Christie is linking rising retiree costs to the state’s inability to adequately fund other priorities such as education, tax relief and drug rehabilitation. In his state of the state speech in January, Christie proposed a longer school day and longer school year, but did not say how he intends to fund it.

“We just can’t raise taxes enough to pay for the exploding costs of public employee pensions and benefits, not to mention the burden it would place on our already overburdened taxpayers,” Christie said.

“Without additional reforms, New Jersey taxpayers still owe $52 billion to fully fund the pension system,” he said.

Democratic leaders responded Tuesday by saying they disagree with Christie’s suggestion that the state needs to make changes to its pension system.

State Senate President Steve Sweeney said, “We’ve done what we need to do with the pension system.” He was referring to major changes made in 2011, when public employees were told to pay more for their benefits and the state agreed to increase its contributions gradually.

Christie, 51, said changes adopted during his first term didn’t go far enough. He did not propose any specific new initiatives.

Christie helped cement his national reputation by taking on public employee unions. Changes enacted during his first term require public employees to pay more for benefits, postponed cost-of-living increases for retirees and forced the state to start paying into the fund after years of skipping payments. The powerful teachers union spent millions in ads in an unsuccessful attempt to defeat the proposals.

Christie plans on making a record $2.25 billion contribution to the fund in the budget year that begins July 1, which is the amount required by law but just over half of what the state actually owes.

“That payment is nearly the equivalent of the total payments made in 10 years before we arrived by 10 governors,” Christie said.

Some 78 percent of that goes toward the state’s unfunded liability, accumulated by years of the state skipping its payment and the Legislature agreeing to enhance retirement benefits without having the means to fund the change.

Pension, health care and debt obligations suck up 94 percent of new spending, Christie said.

The current budget is another source of potential shortfall, as revenues are lagging projections by about $250 million seven months into the fiscal year.

Christie plans to take his fiscal proposal to residents at a town hall meeting Wednesday in Morris County.

The budget speech comes as the Republican’s administration is marred in scandals that have hobbled the start of his second term and threaten his future political plans.

Allegations that Christie aides threatened to withhold storm relief funds from a severely flooded town unless its mayor OK’d a favored redevelopment project and that other aides intentionally blocked traffic leading to the George Washington Bridge to punish Fort Lee’s Democratic mayor are being investigated by federal prosecutors and a legislative investigative panel.
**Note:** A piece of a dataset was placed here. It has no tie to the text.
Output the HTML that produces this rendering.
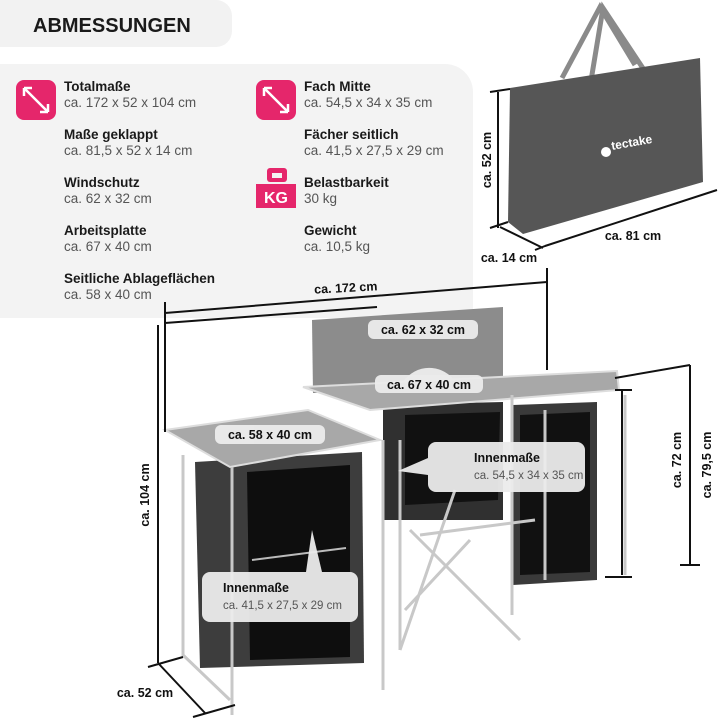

The administration has denied the storm aid charges and the governor has said he had nothing to do with the planning or execution of the lane closings.

The latest Monmouth University/Asbury Park Press Poll shows approval of Christie’s job performance now at 49 percent, with 46 percent disapproving.

That’s a decline in approval of nine points since Jan. 2 and 20 points from one year ago.

“The governor needs to tread a fine line here because Democrats have a lot more leverage than they had before,” Monmouth University Polling’s Patrick Murphy told CBS 2’s Sloan.

The George Washington Bridge scandal is at least partly to blame, CBS 2 reported. Sixty-one percent said they don’t think Christie has been completely honest regarding the scandal.